Mary Otieno, the country representative of the UNFPA, said the numbers received are “from a very small source of date, so we don’t know the magnitude because we have [not] done a survey.”

But the statistics show that 97% of the reported GBV incident survivors were female while 3% were male.

“Women and girls continued to be disproportionately affected,” it noted in a statement.

Of all reported GBV incidents for the indicated duration, UNFPA records show physical assault accounts for 39%, followed by psychological/emotional abuse (21%) and sexual violence (21%).

A “sum of rape cases is at – 17% and sexual assault cases – 4%.”

Ms Otieno described the data has an amalgamation of various reports gathered from “NGOs that are providing services in the field and those that come to our one-stop centre.”

The South Sudan Penal Code states that whoever commits an offence of rape upon conviction shall be sentenced to imprisonment for a term not exceeding fourteen years and may also be liable to a fine.

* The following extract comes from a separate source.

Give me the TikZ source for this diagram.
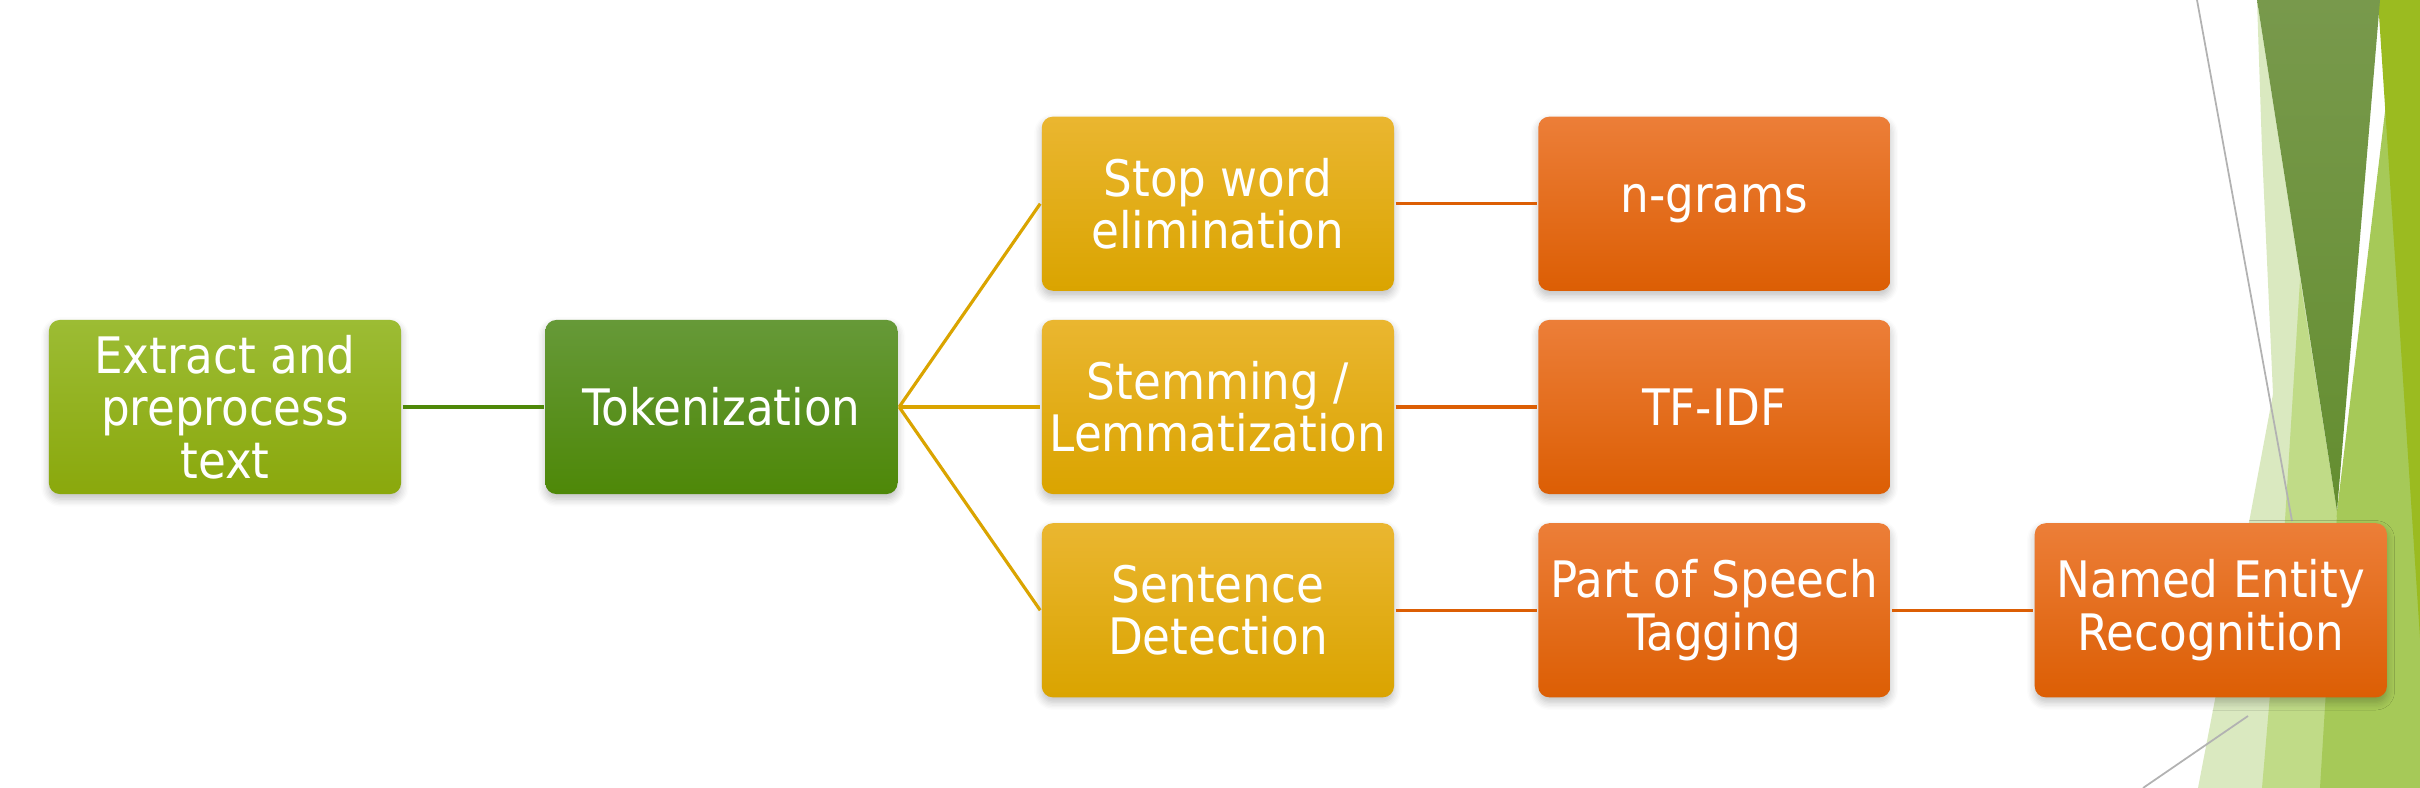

But human rights groups say perpetrators of rape and Gender-based Violence have largely remained unpunished.

In August last year, Chief Justice Chan Reec Madut announced plans to establish special courts to handle crimes related to gender-based violence in the country.

But such courts are yet to be established.

But in his remarks in Juba during the launch of the 16 Days of Activism against Gender-Based Violence, Chan Reech yet again promised to form special courts.

“I want to assure you that as the judiciary, in the next few days – and even before the end of the 16 days of activism – we are going to have the GBV court opened here in Juba,” he announced.

The 16 Days of Activism against Gender-Based Violence is an annual international campaign that kicks off on 25 November and runs until 10 December on Human Rights Day.

Meanwhile, the vice president for gender cluster called on the public not to look at gender-based violence as an only women issue across the country.

Rebecca Nyandeng Garang argues that it is a collective responsibility for all South Sudanese to address the issue.

“We must collectively come together to overturn practices that are a threat to the future of this country,” she stated.